Ofiara, widząc znajomego dzwoniącego, odbiera połączenie bez podejrzeń. Po drugiej stronie słyszy głos oszusta, który, podając się za członka rodziny w tarapatach lub pracownika banku, prosi o pilne podanie danych logowania, zatwierdzenie transakcji lub zainstalowanie dodatkowego „certyfikatu bezpieczeństwa”. Ta metoda jest niezwykle skuteczna, ponieważ bezpośrednio uderza w nasze zaufanie do najbliższych i autorytet instytucji finansowych, omijając techniczne bariery i ludzką czujność.
Błyskawiczna kradzież w kilku krokach. Co dzieje się po infekcji?
Po uzyskaniu niezbędnych danych lub uprawnień, proces kradzieży przebiega błyskawicznie. Trojan działa na kilku frontach jednocześnie.
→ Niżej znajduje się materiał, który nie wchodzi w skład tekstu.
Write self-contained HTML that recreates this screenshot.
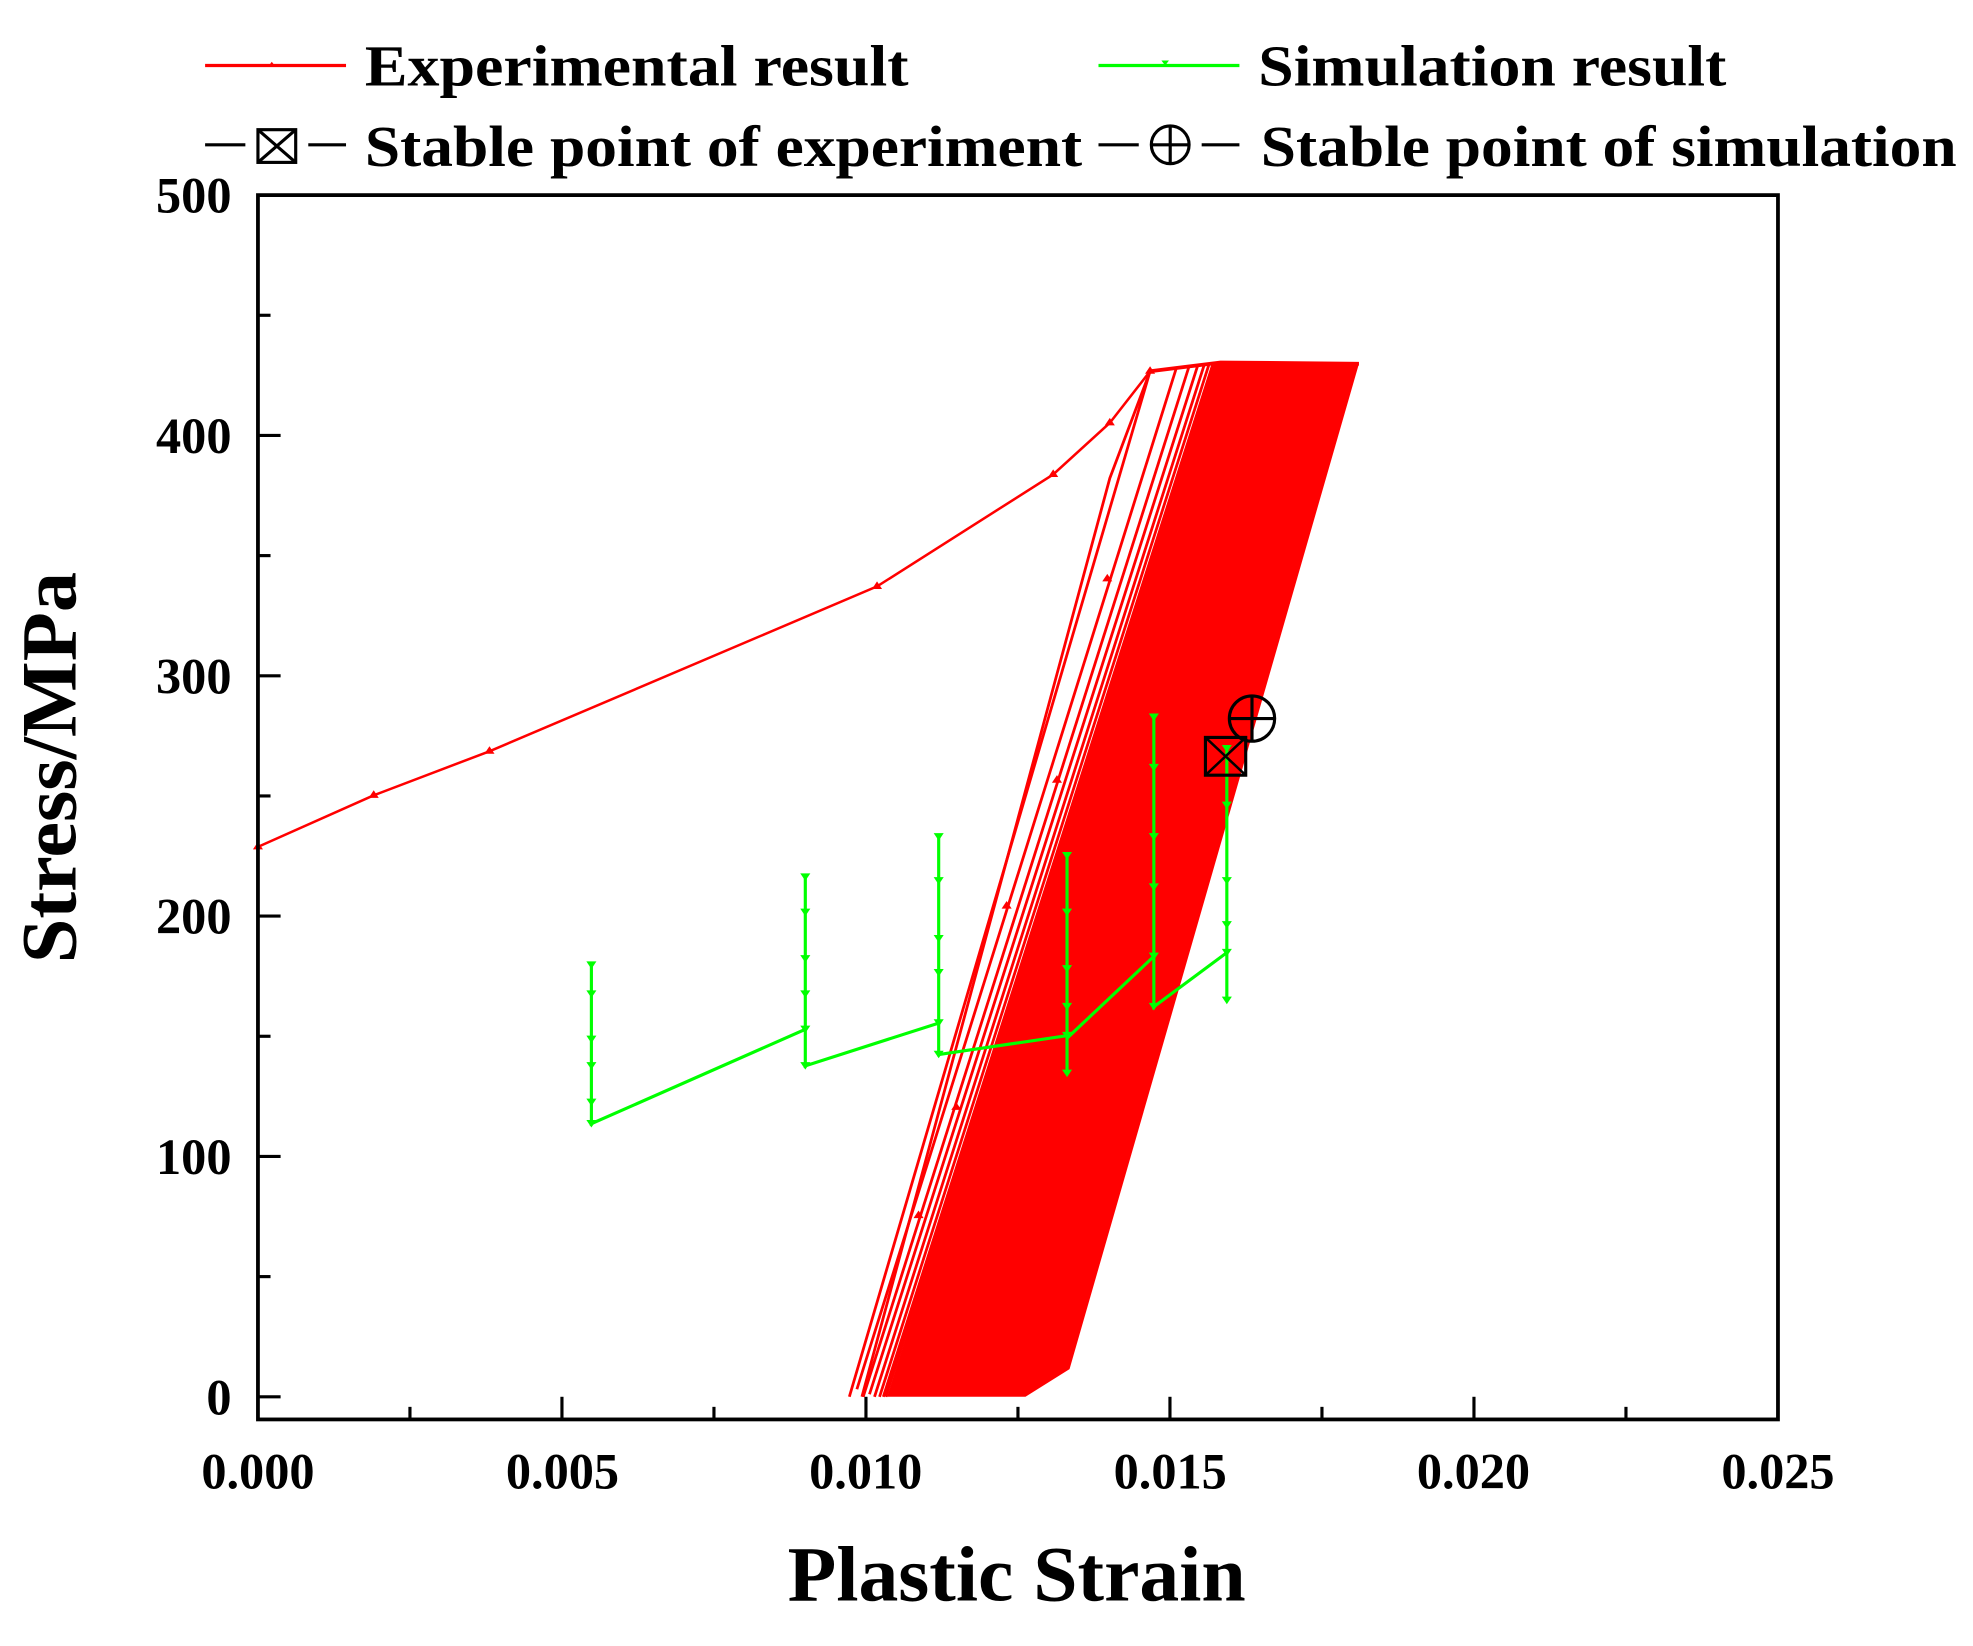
<!DOCTYPE html>
<html><head><meta charset="utf-8"><style>html,body{margin:0;padding:0;background:#fff}svg{display:block}</style></head>
<body>
<svg id="s" width="1973" height="1646" viewBox="0 0 1568 1308" xmlns="http://www.w3.org/2000/svg" font-family="'Liberation Serif', serif" font-weight="bold">
<rect width="1568" height="1308" fill="#fff"/>
<line x1="163" y1="52" x2="275" y2="52" stroke="#f00" stroke-width="2.5"/>
<path d="M216,49 l3,4 h-6z" fill="#f00"/>
<text x="290" y="68" font-size="46" textLength="432" lengthAdjust="spacingAndGlyphs">Experimental result</text>
<line x1="873" y1="52" x2="985" y2="52" stroke="#0f0" stroke-width="2.5"/>
<path d="M926,52 l3,-4 h-6z" fill="#0f0"/>
<text x="1000" y="68" font-size="46" textLength="372" lengthAdjust="spacingAndGlyphs">Simulation result</text>
<g stroke="#000" stroke-width="2.5" fill="none">
<line x1="163" y1="115" x2="195" y2="115"/><line x1="245" y1="115" x2="275" y2="115"/>
<rect x="205" y="103" width="30" height="26"/><path d="M205,103 L235,129 M235,103 L205,129"/>
<line x1="873" y1="115" x2="905" y2="115"/><line x1="955" y1="115" x2="985" y2="115"/>
<circle cx="930" cy="115" r="15"/><path d="M915,115 H945 M930,100 V130"/>
</g>
<text x="290" y="132" font-size="46" textLength="570" lengthAdjust="spacingAndGlyphs">Stable point of experiment</text>
<text x="1002" y="132" font-size="46" textLength="553" lengthAdjust="spacingAndGlyphs">Stable point of simulation</text>
<g id="plot"></g>
<rect x="205" y="155" width="1208" height="973" fill="none" stroke="#000" stroke-width="3"/>
<g id="ticks" stroke="#000" stroke-width="2.5"></g>
<g font-size="40" text-anchor="end">
<text x="184" y="1124">0</text><text x="184" y="933">100</text><text x="184" y="742">200</text><text x="184" y="551">300</text><text x="184" y="360">400</text><text x="184" y="169">500</text>
</g>
<g font-size="40" text-anchor="middle">
<text x="205" y="1183">0.000</text><text x="447" y="1183">0.005</text><text x="688" y="1183">0.010</text><text x="930" y="1183">0.015</text><text x="1171" y="1183">0.020</text><text x="1413" y="1183">0.025</text>
</g>
<text x="808" y="1272" font-size="62" text-anchor="middle" textLength="364" lengthAdjust="spacingAndGlyphs">Plastic Strain</text>
<text transform="translate(60,610) rotate(-90)" font-size="62" text-anchor="middle" textLength="311" lengthAdjust="spacingAndGlyphs">Stress/MPa</text>
</svg>
<script>
var NS="http://www.w3.org/2000/svg";
function el(p,n,a){var e=document.createElementNS(NS,n);for(var k in a)e.setAttribute(k,a[k]);p.appendChild(e);return e;}
var plot=document.getElementById('plot'),ticks=document.getElementById('ticks');
for(var i=0;i<=10;i++){var x=205+i*120.8;if(i==0||i==10)continue;el(ticks,'line',{x1:x,y1:1128,x2:x,y2:(i%2==0?1110:1118)});}
for(var i=0;i<=10;i++){var y=1110-i*95.5;el(ticks,'line',{x1:205,y1:y,x2:(i%2==0?223:215),y2:y});}
el(plot,'polygon',{points:"705,1110 815,1110 850,1088 1080,289 965,288",fill:"#f00"});
var tops=[[914,295],[935,292],[945,291],[952,290],[957,290],[961,289],[964,289],[966,288]];
var bots=[[675,1110],[681,1104],[686,1110],[691,1108],[695,1110],[699,1110],[702,1110],[704,1110]];
for(var i=0;i<tops.length;i++){el(plot,'line',{x1:bots[i][0],y1:bots[i][1],x2:tops[i][0],y2:tops[i][1],stroke:"#f00","stroke-width":2.2});}
el(plot,'path',{d:"M685,1110 L882,380 L914,295",stroke:"#f00","stroke-width":2.2,fill:"none"});
el(plot,'polyline',{points:"914,295 938,292 970,288 1080,289",stroke:"#f00","stroke-width":3,fill:"none"});
var ic=[[205,673],[297,632],[389,597],[697,466],[837,377],[882,336],[914,295]];
el(plot,'polyline',{points:ic.map(function(p){return p.join(',')}).join(' '),stroke:"#f00","stroke-width":2,fill:"none"});
ic.forEach(function(p){el(plot,'path',{d:"M"+p[0]+","+(p[1]-4)+" l4,6 h-8z",fill:"#f00"});});
[[730,966],[760,880],[800,720],[840,620],[880,460]].forEach(function(p){el(plot,'path',{d:"M"+p[0]+","+(p[1]-4)+" l4,6 h-8z",fill:"#f00"});});
var g="M470,767 V893 L640,818 V697 V847 L746,813 V665 V838 L848,823 V680 V853 V825 L917,760 V570 V800 L975,757 V595 V795";
el(plot,'path',{d:g,stroke:"#0f0","stroke-width":2.5,fill:"none"});
var gm=[[470,767],[470,790],[470,826],[470,847],[470,876],[470,893],[640,697],[640,725],[640,762],[640,790],[640,818],[640,847],[746,665],[746,700],[746,746],[746,773],[746,813],[746,838],[848,680],[848,725],[848,770],[848,800],[848,823],[848,853],[917,570],[917,610],[917,665],[917,705],[917,760],[917,800],[975,595],[975,640],[975,700],[975,735],[975,757],[975,795]];
gm.forEach(function(p){el(plot,'path',{d:"M"+(p[0]-4)+","+(p[1]-3)+" h8 l-4,6z",fill:"#0f0"});});
el(plot,'rect',{x:958,y:586,width:32,height:30,fill:"none",stroke:"#000","stroke-width":2.5});
el(plot,'path',{d:"M958,586 L990,616 M990,586 L958,616",stroke:"#000","stroke-width":2});
el(plot,'circle',{cx:995,cy:571,r:18,fill:"none",stroke:"#000","stroke-width":2.5});
el(plot,'path',{d:"M977,571 H1013 M995,553 V589",stroke:"#000","stroke-width":2.5});
</script>
</body></html>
Po pierwsze, za pomocą funkcji keyloggingu rejestruje wszystko, co ofiara wpisuje na klawiaturze – loginy, hasła, numery kart kredytowych. Po drugie, przechwytuje kody autoryzacyjne wysyłane przez banki w wiadomościach SMS, co pozwala mu zatwierdzać przelewy bez wiedzy użytkownika.
W krytycznym momencie Crocodilus może całkowicie zablokować ekran, uniemożliwiając ofierze jakąkolwiek reakcję. Użytkownik widzi czarny ekran lub fałszywy komunikat o aktualizacji, podczas gdy w tle przestępcy opróżniają jego konto bankowe. Co więcej, trojan może wykorzystać przejętą listę kontaktów do dalszego rozprzestrzeniania się, wysyłając do znajomych ofiary wiadomości z prośbą o pilną pożyczkę, co potęguje skalę oszustwa.
Jak rozpoznać zagrożenie i chronić swoje oszczędności? Kluczowe zasady
Ochrona przed tak zaawansowanym zagrożeniem wymaga przede wszystkim świadomości i przestrzegania podstawowych zasad cyberhigieny. Istnieje kilka sygnałów ostrzegawczych, które powinny natychmiast wzbudzić naszą czujność. Należy zwracać szczególną uwagę na reklamy oferujące zbyt dobre promocje oraz na każdą prośbę o instalację aplikacji spoza oficjalnego sklepu.
Oto najważniejsze kroki, które pomogą Ci zabezpieczyć swoje finanse:
- Instaluj aplikacje wyłącznie z oficjalnego sklepu Google Play. Unikaj pobierania plików .APK z linków w SMS-ach, e-mailach czy reklamach.
- Nigdy nie przyznawaj uprawnień do usług dostępności aplikacjom, które nie są Ci znane lub których funkcja nie uzasadnia takiej potrzeby. Aplikacje bankowe czy e-commerce rzadko tego wymagają.
- Bądź sceptyczny wobec ofert i promocji. Jeśli coś wydaje się zbyt piękne, aby było prawdziwe, prawdopodobnie jest oszustwem.
- Włącz usługę Google Play Protect na swoim urządzeniu i regularnie aktualizuj system operacyjny oraz wszystkie aplikacje.
- Rozważ instalację renomowanego oprogramowania antywirusowego na swoim smartfonie.
Co robić, gdy podejrzewasz infekcję? Natychmiastowa reakcja to podstawa
Jeśli podejrzewasz, że Twój telefon mógł zostać zainfekowany, liczy się każda minuta. Szybka reakcja może uratować Twoje oszczędności. Przede wszystkim, jeśli otrzymasz podejrzany telefon lub wiadomość z prośbą o pieniądze, zawsze zweryfikuj ją, dzwoniąc do tej osoby z innego, bezpiecznego urządzenia. Nigdy nie działaj pod presją czasu.
W przypadku podejrzenia, że na telefonie znajduje się złośliwe oprogramowanie, natychmiast skontaktuj się ze swoim bankiem, aby zablokować dostęp do kont i kart płatniczych. Możesz to zrobić za pośrednictwem infolinii lub logując się do bankowości z innego urządzenia, np. komputera. Następnie przeskanuj telefon programem antywirusowym, a w ostateczności rozważ przywrócenie go do ustawień fabrycznych, co usunie wszelkie złośliwe oprogramowanie (pamiętaj, że proces ten kasuje wszystkie dane).